For seeds of hope to materialize and grow, empathy is one of the key ingredients simply because that is what makes us human. Sympathy, as in pity, does the opposite. The drive for hope has to be reinforced with a cool head. Otherwise, we will all get overheated and evolve into an emotionally disabling nationalism and mentally crippling sense of invincibility – a combination that generates a non-pragmatic approach to resolving problems. If one cannot feel the pain and injustice committed on another and is incapable of taking action proportionate to their level, what hope is there for hope to thrive?
Meanwhile, there is this article in one of the government-run websites about an old lady in Asmara who handed an ancient 400 kilo stone with Sabean (Yemenite) script to the Eritrean National Museum. It reads:
Ms. Asgedech Aradom, 82, who handed the artifact to the [Eritrean National] Museum said that Eritrea is endowed with rich ancient relics and called on the general public to collaborate in their preservation, caring and providing information to the concerned party.
The mother told ERINA that she was influenced by her husband who was interested in preserving artifacts, and that she has been preserving the inscriptional relics for about 40 years in her home.
The director of artifact display in the national museum, Mr. Lalmba Tsehaye, and the head of PR in the institution, Mr. Haile Berhe, respectively expressed appreciation to Weizero Asegedech for taking such an initiative and explained that the task of collecting and preserving artifacts could not succeed without the collaboration of the public.
Who or what is to be preserved in Eritrea – the dead or the living? The people of Eritrea have almost become like an artifact to store, burn or bury. Although it is, in some instances, compulsory to go back to the past to recover hope for the future, there is absolutely no need or demand to go to stone-age. In a nation where the foundation of the social fabric is intentionally or unconsciously dismantled, what is there to expect anyway?

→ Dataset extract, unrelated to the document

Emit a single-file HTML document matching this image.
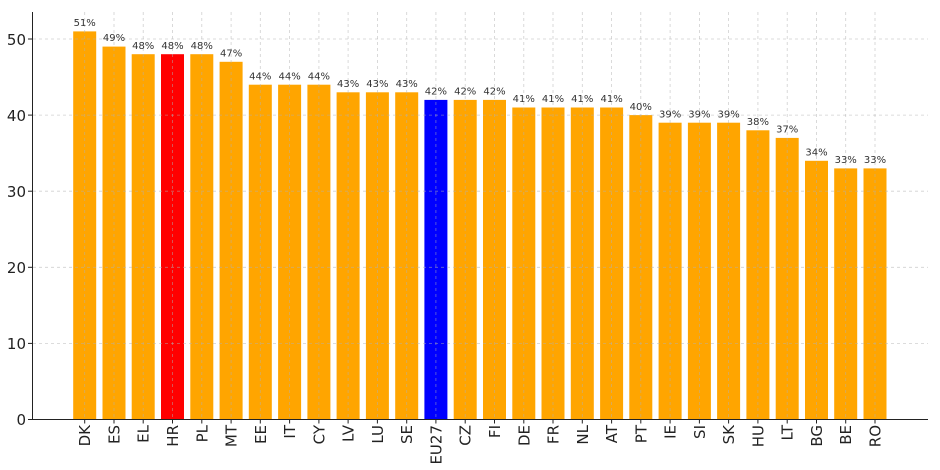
<!DOCTYPE html>
<html><head><meta charset="utf-8"><style>body{margin:0;background:#fff}svg{display:block}</style></head><body>
<svg width="940" height="470" xmlns="http://www.w3.org/2000/svg" font-family="DejaVu Sans, Liberation Sans, sans-serif">
<rect width="940" height="470" fill="#fff"/>
<g fill="#ffa500">
<rect x="73.2" y="31.4" width="23" height="388.1"/>
<rect x="102.5" y="46.6" width="23" height="372.9"/>
<rect x="131.7" y="54.2" width="23" height="365.3"/>
<rect x="161" y="54.2" width="23" height="365.3" fill="#ff0000"/>
<rect x="190.3" y="54.2" width="23" height="365.3"/>
<rect x="219.6" y="61.8" width="23" height="357.7"/>
<rect x="248.8" y="84.7" width="23" height="334.8"/>
<rect x="278.1" y="84.7" width="23" height="334.8"/>
<rect x="307.4" y="84.7" width="23" height="334.8"/>
<rect x="336.6" y="92.3" width="23" height="327.2"/>
<rect x="365.9" y="92.3" width="23" height="327.2"/>
<rect x="395.2" y="92.3" width="23" height="327.2"/>
<rect x="424.4" y="99.9" width="23" height="319.6" fill="#0000ff"/>
<rect x="453.7" y="99.9" width="23" height="319.6"/>
<rect x="483" y="99.9" width="23" height="319.6"/>
<rect x="512.3" y="107.5" width="23" height="312"/>
<rect x="541.5" y="107.5" width="23" height="312"/>
<rect x="570.8" y="107.5" width="23" height="312"/>
<rect x="600.1" y="107.5" width="23" height="312"/>
<rect x="629.3" y="115.1" width="23" height="304.4"/>
<rect x="658.6" y="122.7" width="23" height="296.8"/>
<rect x="687.9" y="122.7" width="23" height="296.8"/>
<rect x="717.1" y="122.7" width="23" height="296.8"/>
<rect x="746.4" y="130.3" width="23" height="289.2"/>
<rect x="775.7" y="137.9" width="23" height="281.6"/>
<rect x="805" y="160.8" width="23" height="258.7"/>
<rect x="834.2" y="168.4" width="23" height="251.1"/>
<rect x="863.5" y="168.4" width="23" height="251.1"/>
</g>
<g stroke="#b0b0b0" stroke-opacity="0.6" stroke-width="0.8" stroke-dasharray="3,3">
<line x1="33" x2="928" y1="343.4" y2="343.4"/><line x1="33" x2="928" y1="267.3" y2="267.3"/><line x1="33" x2="928" y1="191.2" y2="191.2"/><line x1="33" x2="928" y1="115.1" y2="115.1"/><line x1="33" x2="928" y1="39" y2="39"/>
<line y1="12" y2="419" x1="84.7" x2="84.7"/><line y1="12" y2="419" x1="114" x2="114"/><line y1="12" y2="419" x1="143.2" x2="143.2"/><line y1="12" y2="419" x1="172.5" x2="172.5"/><line y1="12" y2="419" x1="201.8" x2="201.8"/><line y1="12" y2="419" x1="231.1" x2="231.1"/><line y1="12" y2="419" x1="260.3" x2="260.3"/><line y1="12" y2="419" x1="289.6" x2="289.6"/><line y1="12" y2="419" x1="318.9" x2="318.9"/><line y1="12" y2="419" x1="348.1" x2="348.1"/><line y1="12" y2="419" x1="377.4" x2="377.4"/><line y1="12" y2="419" x1="406.7" x2="406.7"/><line y1="12" y2="419" x1="435.9" x2="435.9"/><line y1="12" y2="419" x1="465.2" x2="465.2"/><line y1="12" y2="419" x1="494.5" x2="494.5"/><line y1="12" y2="419" x1="523.8" x2="523.8"/><line y1="12" y2="419" x1="553" x2="553"/><line y1="12" y2="419" x1="582.3" x2="582.3"/><line y1="12" y2="419" x1="611.6" x2="611.6"/><line y1="12" y2="419" x1="640.8" x2="640.8"/><line y1="12" y2="419" x1="670.1" x2="670.1"/><line y1="12" y2="419" x1="699.4" x2="699.4"/><line y1="12" y2="419" x1="728.6" x2="728.6"/><line y1="12" y2="419" x1="757.9" x2="757.9"/><line y1="12" y2="419" x1="787.2" x2="787.2"/><line y1="12" y2="419" x1="816.5" x2="816.5"/><line y1="12" y2="419" x1="845.7" x2="845.7"/><line y1="12" y2="419" x1="875" x2="875"/>
</g>
<g stroke="#222" stroke-width="1"><line x1="32.5" y1="12" x2="32.5" y2="420"/><line x1="32" y1="419.5" x2="928" y2="419.5"/>
<line x1="28" x2="32.5" y1="419.5" y2="419.5"/><line x1="28" x2="32.5" y1="343.4" y2="343.4"/><line x1="28" x2="32.5" y1="267.3" y2="267.3"/><line x1="28" x2="32.5" y1="191.2" y2="191.2"/><line x1="28" x2="32.5" y1="115.1" y2="115.1"/><line x1="28" x2="32.5" y1="39" y2="39"/>
<path d="M84.7 419.5v4M114 419.5v4M143.2 419.5v4M172.5 419.5v4M201.8 419.5v4M231.1 419.5v4M260.3 419.5v4M289.6 419.5v4M318.9 419.5v4M348.1 419.5v4M377.4 419.5v4M406.7 419.5v4M435.9 419.5v4M465.2 419.5v4M494.5 419.5v4M523.8 419.5v4M553 419.5v4M582.3 419.5v4M611.6 419.5v4M640.8 419.5v4M670.1 419.5v4M699.4 419.5v4M728.6 419.5v4M757.9 419.5v4M787.2 419.5v4M816.5 419.5v4M845.7 419.5v4M875 419.5v4"/></g>
<g font-size="15" fill="#222" text-anchor="end">
<text x="26" y="425">0</text><text x="26" y="349">10</text><text x="26" y="273">20</text><text x="26" y="197">30</text><text x="26" y="121">40</text><text x="26" y="45">50</text>
</g>
<g font-size="10" fill="#333" text-anchor="middle">
<text x="84.7" y="26">51%</text><text x="114" y="41">49%</text><text x="143.2" y="49">48%</text><text x="172.5" y="49">48%</text><text x="201.8" y="49">48%</text><text x="231.1" y="56.5">47%</text><text x="260.3" y="79.5">44%</text><text x="289.6" y="79.5">44%</text><text x="318.9" y="79.5">44%</text><text x="348.1" y="87">43%</text><text x="377.4" y="87">43%</text><text x="406.7" y="87">43%</text><text x="435.9" y="94.5">42%</text><text x="465.2" y="94.5">42%</text><text x="494.5" y="94.5">42%</text><text x="523.8" y="102">41%</text><text x="553" y="102">41%</text><text x="582.3" y="102">41%</text><text x="611.6" y="102">41%</text><text x="640.8" y="110">40%</text><text x="670.1" y="117.5">39%</text><text x="699.4" y="117.5">39%</text><text x="728.6" y="117.5">39%</text><text x="757.9" y="125">38%</text><text x="787.2" y="132.5">37%</text><text x="816.5" y="155.5">34%</text><text x="845.7" y="163">33%</text><text x="875" y="163">33%</text>
</g>
<g font-size="15" fill="#222" text-anchor="end">
<text transform="translate(90.2,425) rotate(-90)">DK</text><text transform="translate(119.5,425) rotate(-90)">ES</text><text transform="translate(148.7,425) rotate(-90)">EL</text><text transform="translate(178,425) rotate(-90)">HR</text><text transform="translate(207.3,425) rotate(-90)">PL</text><text transform="translate(236.6,425) rotate(-90)">MT</text><text transform="translate(265.8,425) rotate(-90)">EE</text><text transform="translate(295.1,425) rotate(-90)">IT</text><text transform="translate(324.4,425) rotate(-90)">CY</text><text transform="translate(353.6,425) rotate(-90)">LV</text><text transform="translate(382.9,425) rotate(-90)">LU</text><text transform="translate(412.2,425) rotate(-90)">SE</text><text transform="translate(441.4,425) rotate(-90)">EU27</text><text transform="translate(470.7,425) rotate(-90)">CZ</text><text transform="translate(500,425) rotate(-90)">FI</text><text transform="translate(529.3,425) rotate(-90)">DE</text><text transform="translate(558.5,425) rotate(-90)">FR</text><text transform="translate(587.8,425) rotate(-90)">NL</text><text transform="translate(617.1,425) rotate(-90)">AT</text><text transform="translate(646.3,425) rotate(-90)">PT</text><text transform="translate(675.6,425) rotate(-90)">IE</text><text transform="translate(704.9,425) rotate(-90)">SI</text><text transform="translate(734.1,425) rotate(-90)">SK</text><text transform="translate(763.4,425) rotate(-90)">HU</text><text transform="translate(792.7,425) rotate(-90)">LT</text><text transform="translate(822,425) rotate(-90)">BG</text><text transform="translate(851.2,425) rotate(-90)">BE</text><text transform="translate(880.5,425) rotate(-90)">RO</text>
</g>
</svg>
</body></html>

In her recent article, ‘Eritrea: Africa’s Human Rights Black Hole,’ - from so close and not that far distant world - Kathryn Cameron Porte writes:
The situation in Eritrea wasn't always this dire, but the future doesn't look bright. Immediately after the 1993 independence, there appeared to be hope as a glimmer of representative government and basic freedoms were present. However, after the two-year war with Ethiopia ended in 2000, paranoia overcame President Afewerki and his government. This paranoia has led to a government committed to maintaining an entire population mobilized for war and a president whose policies are rooted in heavy-handed dogmas used to control all aspects of lie with force, violence, and fear.
Incidentally, although the hope we were all looking for to emerge from within Eritrea looks unlikely, the forest fire that has engulfed North Africa and the Middle East is probably the flame that might gradually play a part in igniting a wind of change in Eritrea. All it requires is exposure to the outside world and to current events that are almost within reach. It has been on a slow-burn from within, now is the time for a breath of fresh air or some real oxygen. In other words, for hope to take root and for Eritrea to emerge from this desperate state, it has to be opened up or oxidized.
In the case of Eritrea, open media will do - for starters.